St. Francis Xavier, St. Francis de Sales, and the great missionary bishops help keep this truth warm and practical. They did not understand mission as mere expansion. They understood it as the labor of bringing souls into the full Catholic order. That is why the remnant must not become proud of smallness. Smallness may be necessary for a time, but it is not an end in itself. The end remains that the nations belong to Christ.
The remnant does not keep the faith as a museum object. It keeps it as living fire meant to be handed on when God opens the way.
The present crisis requires this correction. Some souls, after recognizing the counterfeit, become tempted toward a closed survivalism. They still love truth, but they begin to think almost exclusively in terms of protection, not mission. That reaction is understandable, but it is not enough.
The remnant must protect:
- the true faith,
- the true sacrifice,
- valid sacramental life,
- right understanding of authority.
But it must protect these things for a purpose: so that souls may still be taught, corrected, converted, and saved.
This gives several practical rules:
- families in exile should form children not only to endure, but to witness,
- remnant communities should avoid sectarian pride,
- clarity about the counterfeit should deepen evangelizing urgency, not diminish it,
- suffering should enlarge charity for souls still trapped in the Vatican II antichurch and its softer shelters.
This is especially important where the Novus Ordo, the SSPX, the FSSP, the ICKSP, and other compromise groups are concerned. The remnant must not become content merely to have "figured it out." It must desire the liberation of souls still living under divided principles, false authority, and wounded sacramental order inside the Vatican II antichurch and its softer shelters.

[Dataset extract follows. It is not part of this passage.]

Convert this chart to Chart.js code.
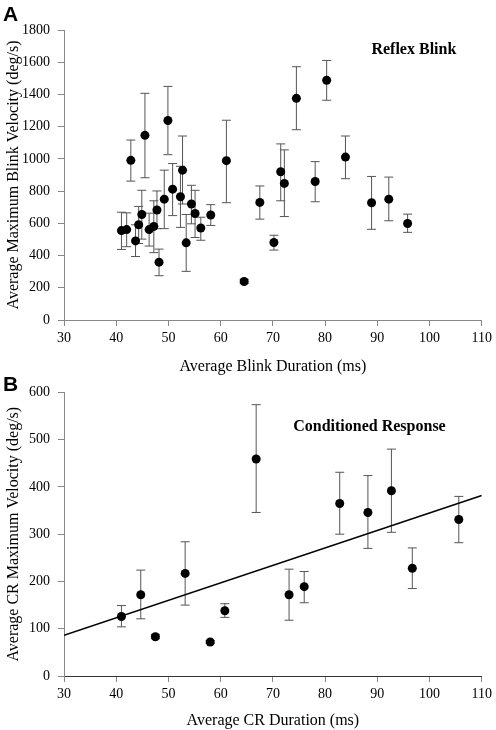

This gives the faithful a healthier missionary spirit. It is not noisy activism. It is not public theater. It is the steady desire that souls receive the whole Catholic reality. Parents should teach children to pray for the conversion of relatives still trapped in compromise. Priests should preach not only against error, but for the rescue of souls from it. Families should resist the temptation to treat truth as a private inheritance to be guarded in silence. The remnant preserves because it still hopes to hand on.
True catholicity can appear externally poor for a time. It may be geographically scattered, hidden, and deprived of many institutional instruments. Yet if it still holds the whole faith and remains turned outward toward the salvation of all peoples, it has not ceased to be missionary.
This means the remnant must never define itself only by what it rejects. It must know what it preserves and for whom it preserves it. Christ did not found His Church merely so that a few might outlast corruption. He founded her to gather the nations into truth.
The remnant and the universal mission belong together. The remnant preserves what the universal mission requires: true doctrine, true worship, true grace, and true authority. The counterfeit offers a wider mission by abandoning truth; frightened souls sometimes answer by shrinking into pure preservation. The Catholic answer is harder and more beautiful. Preserve everything, and preserve it for the sake of souls. The remnant is not a denial of the Church's catholicity. It is often the very means by which catholicity survives an age of corruption.
Footnotes
- Matthew 28:19; Acts 2.
- 3 Kings 19:18.
- St. Athanasius, History of the Arians; St. Francis Xavier, Letters; missionary-confessor accounts from recusant and persecuted Catholic missions.